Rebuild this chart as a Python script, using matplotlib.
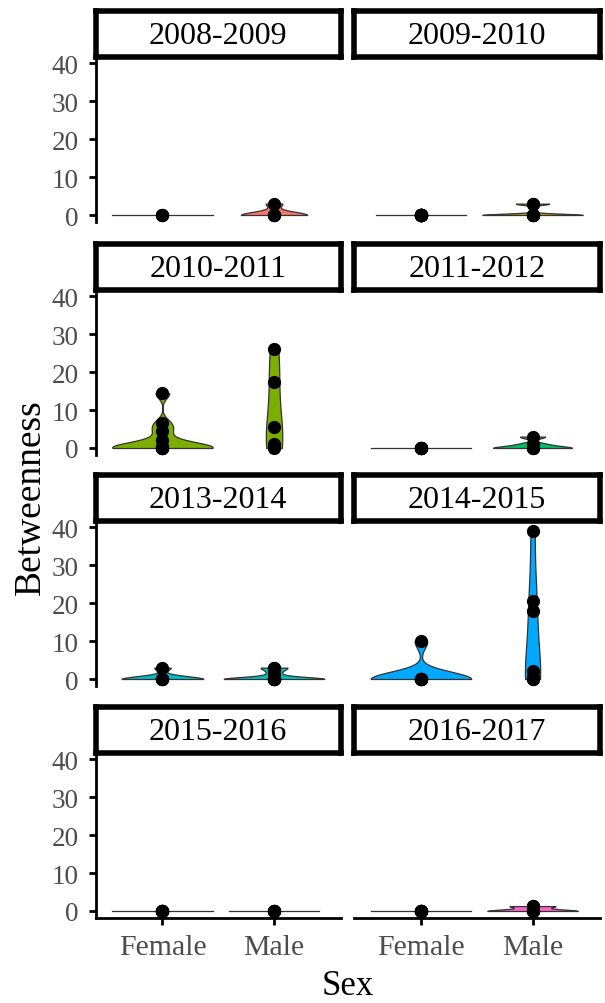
import numpy as np
import matplotlib
matplotlib.use("Agg")
import matplotlib.pyplot as plt

plt.rcParams['font.family'] = ['Liberation Serif', 'DejaVu Serif']

# facet levels and per-year fill colours (ggplot hue palette, 8 levels)
years = ["2008-2009", "2009-2010", "2010-2011", "2011-2012",
         "2013-2014", "2014-2015", "2015-2016", "2016-2017"]
fills = ["#F8766D", "#CD9600", "#7CAE00", "#00BE67",
         "#00BFC4", "#00A9FF", "#C77CFF", "#FF61CC"]
sexes = ["Female", "Male"]
y_ticks = [0, 10, 20, 30, 40]

# betweenness values per individual, one list per year
female = [
    [0, 0, 0],
    [0] * 20,
    [0, 0, 0, 0, 0, 0, 0.5, 2, 4.5, 6.5, 14.5],
    [0] * 7,
    [0, 0, 0, 0, 0, 3],
    [0, 0, 0, 0, 0, 0, 0, 0, 10],
    [0] * 10,
    [0] * 10,
]
male = [
    [0, 0, 0, 0, 3],
    [0, 0, 0, 0, 0, 0, 3, 3],
    [0, 1, 5.5, 17.5, 26],
    [0, 0, 0, 1, 3],
    [0, 0, 0, 0, 0, 0, 0, 0, 1, 2, 3, 3],
    [0, 0, 0.5, 2, 18, 20.5, 39],
    [0] * 6,
    [0, 0, 0, 0, 1.3, 1.3],
]


def bw_nrd0(x):
    x = np.asarray(x, float)
    hi = np.std(x, ddof=1)
    q25, q75 = np.percentile(x, [25, 75])
    lo = min(hi, (q75 - q25) / 1.34)
    if lo == 0:
        lo = hi or abs(x[0]) or 1.0
    return 0.9 * lo * len(x) ** -0.2


def violin_density(x):
    x = np.asarray(x, float)
    bw = bw_nrd0(x)
    grid = np.linspace(x.min(), x.max(), 512)
    d = np.exp(-0.5 * ((grid[:, None] - x[None, :]) / bw) ** 2).sum(1)
    d = d / (len(x) * bw * np.sqrt(2 * np.pi))
    return grid, d


W, H = 605, 1004
fig = plt.figure(figsize=(W / 100, H / 100), dpi=100)

zero_px = [216, 449, 680, 912]
col_px = [(95.5, 341), (354, 599.5)]
ylo, yhi = -1.95, 40.95
ppu = 3.79

for i, yr in enumerate(years):
    r, c = divmod(i, 2)
    x0, x1 = col_px[c]
    top = zero_px[r] - yhi * ppu
    bot = zero_px[r] - ylo * ppu
    ax = fig.add_axes([x0 / W, 1 - bot / H, (x1 - x0) / W, (bot - top) / H])
    ax.set_xlim(0.4, 2.6)
    ax.set_ylim(ylo, yhi)

    groups = [female[i], male[i]]
    dens = [violin_density(g) for g in groups]
    dmax = max(d.max() for _, d in dens)
    for k, (grid, d) in enumerate(dens):
        xc = k + 1
        half = 0.45 * d / dmax
        if grid[0] == grid[-1]:
            ax.plot([xc - half[0], xc + half[0]], [grid[0], grid[0]],
                    color="#333333", lw=0.9, zorder=2)
        else:
            ax.fill_betweenx(grid, xc - half, xc + half, facecolor=fills[i],
                             edgecolor="#333333", lw=0.9, zorder=2)
        vals = groups[k]
        ax.plot(np.full(len(vals), xc), vals, 'o', color='black', ms=8.5,
                zorder=3)

    for s in ['top', 'right']:
        ax.spines[s].set_visible(False)
    ax.spines['left'].set_visible(c == 0)
    ax.spines['bottom'].set_visible(r == 3)
    ax.spines['left'].set_linewidth(2)
    ax.spines['bottom'].set_linewidth(2)

    ax.set_yticks(y_ticks)
    ax.set_xticks([1, 2])
    ax.set_xticklabels(sexes)
    ax.tick_params(axis='y', length=5 if c == 0 else 0, width=2,
                   labelleft=(c == 0), labelsize=19.5, labelcolor='#4D4D4D',
                   pad=7)
    ax.tick_params(axis='x', length=5 if r == 3 else 0, width=2,
                   labelbottom=(r == 3), labelsize=21.5, labelcolor='#4D4D4D',
                   pad=6)
    ax.patch.set_alpha(0)

    # facet strip
    sb = top - 2.3
    st = sb - 46
    sax = fig.add_axes([x0 / W, 1 - sb / H, (x1 - x0) / W, (sb - st) / H])
    sax.set_xticks([])
    sax.set_yticks([])
    for s in sax.spines.values():
        s.set_linewidth(4)
        s.set_color('black')
    sax.text(0.5, 0.47, yr, ha='center', va='center', fontsize=23,
             transform=sax.transAxes)

fig.text(347.5 / W, 1 - 995 / H, "Sex", ha='center', va='baseline',
         fontsize=25)
fig.text(40 / W, 1 - 497 / H, "Betweenness", ha='center', va='baseline',
         rotation=90, rotation_mode='anchor', fontsize=27)

fig.savefig("out.png", dpi=100)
:::
* **STATED TASK**: Exactly as written, please give again the lines from the beginning of the listing through the line containing "plt.rcParams['font.family'] = ['Liberation", inclusive, without any pictures.

* **CORRECT OUTPUT**:
Rebuild this chart as a Python script, using matplotlib.
import numpy as np
import matplotlib
matplotlib.use("Agg")
import matplotlib.pyplot as plt

plt.rcParams['font.family'] = ['Liberation Serif', 'DejaVu Serif']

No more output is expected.